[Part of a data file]
───

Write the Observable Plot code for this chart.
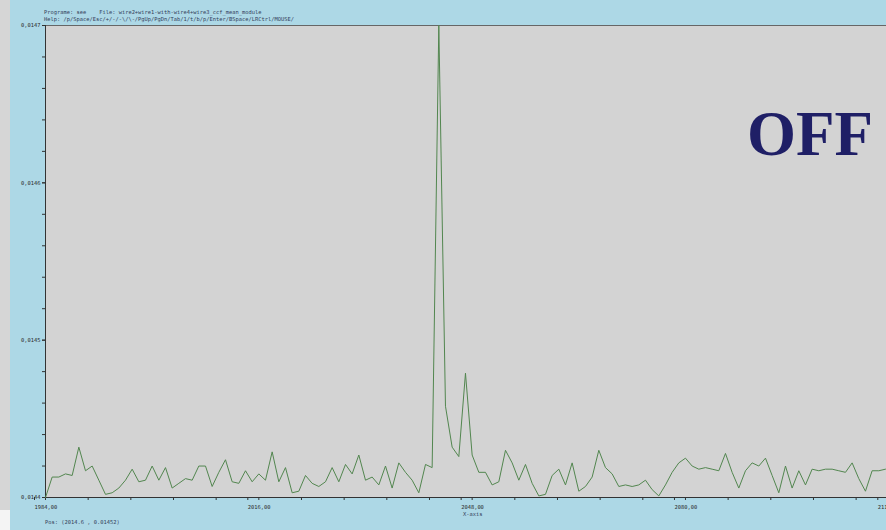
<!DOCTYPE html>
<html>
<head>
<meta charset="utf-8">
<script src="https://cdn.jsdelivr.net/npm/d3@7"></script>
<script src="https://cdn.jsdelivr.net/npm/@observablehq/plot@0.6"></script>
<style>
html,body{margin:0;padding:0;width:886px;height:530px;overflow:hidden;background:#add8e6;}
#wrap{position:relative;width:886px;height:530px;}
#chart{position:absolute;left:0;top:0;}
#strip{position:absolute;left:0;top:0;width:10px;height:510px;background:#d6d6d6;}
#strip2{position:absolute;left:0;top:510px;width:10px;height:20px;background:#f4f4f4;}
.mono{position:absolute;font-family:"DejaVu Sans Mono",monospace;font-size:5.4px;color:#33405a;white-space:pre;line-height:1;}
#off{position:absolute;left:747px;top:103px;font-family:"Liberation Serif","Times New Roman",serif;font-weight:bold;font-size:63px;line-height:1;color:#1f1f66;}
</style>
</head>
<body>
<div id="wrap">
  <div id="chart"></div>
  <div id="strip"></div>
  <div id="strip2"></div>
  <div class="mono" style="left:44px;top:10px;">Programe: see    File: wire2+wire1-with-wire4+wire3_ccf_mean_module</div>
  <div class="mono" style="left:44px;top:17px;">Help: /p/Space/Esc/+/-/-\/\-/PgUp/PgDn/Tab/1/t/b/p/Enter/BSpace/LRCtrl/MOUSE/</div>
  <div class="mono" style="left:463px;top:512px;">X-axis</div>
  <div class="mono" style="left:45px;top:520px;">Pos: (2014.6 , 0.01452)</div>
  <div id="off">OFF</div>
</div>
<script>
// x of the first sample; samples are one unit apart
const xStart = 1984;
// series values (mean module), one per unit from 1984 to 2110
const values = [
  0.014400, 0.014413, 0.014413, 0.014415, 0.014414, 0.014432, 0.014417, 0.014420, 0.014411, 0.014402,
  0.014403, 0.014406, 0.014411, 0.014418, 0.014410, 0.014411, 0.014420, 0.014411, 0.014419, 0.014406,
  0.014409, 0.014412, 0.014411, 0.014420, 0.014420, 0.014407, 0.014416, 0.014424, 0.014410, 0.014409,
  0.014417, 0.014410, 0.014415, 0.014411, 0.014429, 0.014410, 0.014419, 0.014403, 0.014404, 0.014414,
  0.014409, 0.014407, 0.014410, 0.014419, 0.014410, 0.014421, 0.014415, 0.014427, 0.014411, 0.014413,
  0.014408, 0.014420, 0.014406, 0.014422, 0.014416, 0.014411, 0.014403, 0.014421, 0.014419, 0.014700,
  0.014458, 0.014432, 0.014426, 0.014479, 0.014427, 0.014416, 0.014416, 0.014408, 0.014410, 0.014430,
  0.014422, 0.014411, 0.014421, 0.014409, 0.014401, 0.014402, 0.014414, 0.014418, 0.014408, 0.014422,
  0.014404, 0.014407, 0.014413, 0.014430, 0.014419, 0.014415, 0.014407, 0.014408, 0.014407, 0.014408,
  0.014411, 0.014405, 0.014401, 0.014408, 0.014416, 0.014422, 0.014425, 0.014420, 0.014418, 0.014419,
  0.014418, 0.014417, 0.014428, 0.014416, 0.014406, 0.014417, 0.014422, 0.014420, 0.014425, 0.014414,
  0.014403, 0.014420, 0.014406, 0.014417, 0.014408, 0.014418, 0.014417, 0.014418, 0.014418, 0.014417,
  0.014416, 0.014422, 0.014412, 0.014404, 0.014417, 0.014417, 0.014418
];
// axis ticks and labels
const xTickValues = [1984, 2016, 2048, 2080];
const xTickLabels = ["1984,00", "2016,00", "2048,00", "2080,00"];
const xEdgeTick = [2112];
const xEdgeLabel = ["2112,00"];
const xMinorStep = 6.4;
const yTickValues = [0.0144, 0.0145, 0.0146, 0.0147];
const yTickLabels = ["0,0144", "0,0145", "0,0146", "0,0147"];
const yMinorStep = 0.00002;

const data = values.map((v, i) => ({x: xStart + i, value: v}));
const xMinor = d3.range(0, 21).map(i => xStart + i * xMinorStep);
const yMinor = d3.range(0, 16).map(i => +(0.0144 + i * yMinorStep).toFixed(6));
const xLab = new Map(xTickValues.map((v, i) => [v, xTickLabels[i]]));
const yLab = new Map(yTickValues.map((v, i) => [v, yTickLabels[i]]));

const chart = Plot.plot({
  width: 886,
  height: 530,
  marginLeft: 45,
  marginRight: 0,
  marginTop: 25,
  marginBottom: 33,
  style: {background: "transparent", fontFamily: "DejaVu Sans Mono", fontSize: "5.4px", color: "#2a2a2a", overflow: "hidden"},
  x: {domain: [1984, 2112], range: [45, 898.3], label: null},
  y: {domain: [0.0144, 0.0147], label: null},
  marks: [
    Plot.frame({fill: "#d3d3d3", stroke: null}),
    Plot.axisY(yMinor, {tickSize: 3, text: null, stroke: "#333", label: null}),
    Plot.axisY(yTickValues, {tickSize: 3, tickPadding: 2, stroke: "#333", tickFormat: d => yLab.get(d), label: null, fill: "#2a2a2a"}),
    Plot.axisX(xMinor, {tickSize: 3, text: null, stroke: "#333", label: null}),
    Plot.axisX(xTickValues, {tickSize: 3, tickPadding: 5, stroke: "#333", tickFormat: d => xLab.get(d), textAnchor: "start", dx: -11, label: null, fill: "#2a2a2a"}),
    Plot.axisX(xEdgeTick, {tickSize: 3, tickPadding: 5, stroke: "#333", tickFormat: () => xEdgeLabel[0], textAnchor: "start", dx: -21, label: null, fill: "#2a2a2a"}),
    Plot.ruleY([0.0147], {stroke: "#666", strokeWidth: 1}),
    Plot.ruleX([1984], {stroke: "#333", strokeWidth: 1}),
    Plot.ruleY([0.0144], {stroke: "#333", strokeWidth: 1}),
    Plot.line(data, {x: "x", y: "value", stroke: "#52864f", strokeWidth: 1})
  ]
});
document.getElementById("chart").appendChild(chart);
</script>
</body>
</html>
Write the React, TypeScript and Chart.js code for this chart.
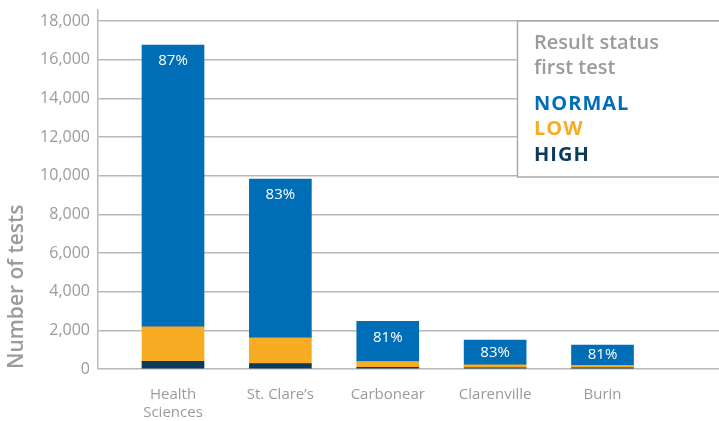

───

--- Given task ---
Your copy should hold every record word for word and none of the pictures.

--- Complete response ---
Write the Observable Plot code for this chart.
<!DOCTYPE html>
<html>
<head>
<meta charset="utf-8">
<script src="https://cdn.jsdelivr.net/npm/d3@7"></script>
<script src="https://cdn.jsdelivr.net/npm/@observablehq/plot@0.6"></script>
<style>
html,body{margin:0;padding:0;width:886px;height:530px;overflow:hidden;background:#add8e6;}
#wrap{position:relative;width:886px;height:530px;}
#chart{position:absolute;left:0;top:0;}
#strip{position:absolute;left:0;top:0;width:10px;height:510px;background:#d6d6d6;}
#strip2{position:absolute;left:0;top:510px;width:10px;height:20px;background:#f4f4f4;}
.mono{position:absolute;font-family:"DejaVu Sans Mono",monospace;font-size:5.4px;color:#33405a;white-space:pre;line-height:1;}
#off{position:absolute;left:747px;top:103px;font-family:"Liberation Serif","Times New Roman",serif;font-weight:bold;font-size:63px;line-height:1;color:#1f1f66;}
</style>
</head>
<body>
<div id="wrap">
  <div id="chart"></div>
  <div id="strip"></div>
  <div id="strip2"></div>
  <div class="mono" style="left:44px;top:10px;">Programe: see    File: wire2+wire1-with-wire4+wire3_ccf_mean_module</div>
  <div class="mono" style="left:44px;top:17px;">Help: /p/Space/Esc/+/-/-\/\-/PgUp/PgDn/Tab/1/t/b/p/Enter/BSpace/LRCtrl/MOUSE/</div>
  <div class="mono" style="left:463px;top:512px;">X-axis</div>
  <div class="mono" style="left:45px;top:520px;">Pos: (2014.6 , 0.01452)</div>
  <div id="off">OFF</div>
</div>
<script>
// x of the first sample; samples are one unit apart
const xStart = 1984;
// series values (mean module), one per unit from 1984 to 2110
const values = [
  0.014400, 0.014413, 0.014413, 0.014415, 0.014414, 0.014432, 0.014417, 0.014420, 0.014411, 0.014402,
  0.014403, 0.014406, 0.014411, 0.014418, 0.014410, 0.014411, 0.014420, 0.014411, 0.014419, 0.014406,
  0.014409, 0.014412, 0.014411, 0.014420, 0.014420, 0.014407, 0.014416, 0.014424, 0.014410, 0.014409,
  0.014417, 0.014410, 0.014415, 0.014411, 0.014429, 0.014410, 0.014419, 0.014403, 0.014404, 0.014414,
  0.014409, 0.014407, 0.014410, 0.014419, 0.014410, 0.014421, 0.014415, 0.014427, 0.014411, 0.014413,
  0.014408, 0.014420, 0.014406, 0.014422, 0.014416, 0.014411, 0.014403, 0.014421, 0.014419, 0.014700,
  0.014458, 0.014432, 0.014426, 0.014479, 0.014427, 0.014416, 0.014416, 0.014408, 0.014410, 0.014430,
  0.014422, 0.014411, 0.014421, 0.014409, 0.014401, 0.014402, 0.014414, 0.014418, 0.014408, 0.014422,
  0.014404, 0.014407, 0.014413, 0.014430, 0.014419, 0.014415, 0.014407, 0.014408, 0.014407, 0.014408,
  0.014411, 0.014405, 0.014401, 0.014408, 0.014416, 0.014422, 0.014425, 0.014420, 0.014418, 0.014419,
  0.014418, 0.014417, 0.014428, 0.014416, 0.014406, 0.014417, 0.014422, 0.014420, 0.014425, 0.014414,
  0.014403, 0.014420, 0.014406, 0.014417, 0.014408, 0.014418, 0.014417, 0.014418, 0.014418, 0.014417,
  0.014416, 0.014422, 0.014412, 0.014404, 0.014417, 0.014417, 0.014418
];
// axis ticks and labels
const xTickValues = [1984, 2016, 2048, 2080];
const xTickLabels = ["1984,00", "2016,00", "2048,00", "2080,00"];
const xEdgeTick = [2112];
const xEdgeLabel = ["2112,00"];
const xMinorStep = 6.4;
const yTickValues = [0.0144, 0.0145, 0.0146, 0.0147];
const yTickLabels = ["0,0144", "0,0145", "0,0146", "0,0147"];
const yMinorStep = 0.00002;

const data = values.map((v, i) => ({x: xStart + i, value: v}));
const xMinor = d3.range(0, 21).map(i => xStart + i * xMinorStep);
const yMinor = d3.range(0, 16).map(i => +(0.0144 + i * yMinorStep).toFixed(6));
const xLab = new Map(xTickValues.map((v, i) => [v, xTickLabels[i]]));
const yLab = new Map(yTickValues.map((v, i) => [v, yTickLabels[i]]));

const chart = Plot.plot({
  width: 886,
  height: 530,
  marginLeft: 45,
  marginRight: 0,
  marginTop: 25,
  marginBottom: 33,
  style: {background: "transparent", fontFamily: "DejaVu Sans Mono", fontSize: "5.4px", color: "#2a2a2a", overflow: "hidden"},
  x: {domain: [1984, 2112], range: [45, 898.3], label: null},
  y: {domain: [0.0144, 0.0147], label: null},
  marks: [
    Plot.frame({fill: "#d3d3d3", stroke: null}),
    Plot.axisY(yMinor, {tickSize: 3, text: null, stroke: "#333", label: null}),
    Plot.axisY(yTickValues, {tickSize: 3, tickPadding: 2, stroke: "#333", tickFormat: d => yLab.get(d), label: null, fill: "#2a2a2a"}),
    Plot.axisX(xMinor, {tickSize: 3, text: null, stroke: "#333", label: null}),
    Plot.axisX(xTickValues, {tickSize: 3, tickPadding: 5, stroke: "#333", tickFormat: d => xLab.get(d), textAnchor: "start", dx: -11, label: null, fill: "#2a2a2a"}),
    Plot.axisX(xEdgeTick, {tickSize: 3, tickPadding: 5, stroke: "#333", tickFormat: () => xEdgeLabel[0], textAnchor: "start", dx: -21, label: null, fill: "#2a2a2a"}),
    Plot.ruleY([0.0147], {stroke: "#666", strokeWidth: 1}),
    Plot.ruleX([1984], {stroke: "#333", strokeWidth: 1}),
    Plot.ruleY([0.0144], {stroke: "#333", strokeWidth: 1}),
    Plot.line(data, {x: "x", y: "value", stroke: "#52864f", strokeWidth: 1})
  ]
});
document.getElementById("chart").appendChild(chart);
</script>
</body>
</html>
Write the React, TypeScript and Chart.js code for this chart.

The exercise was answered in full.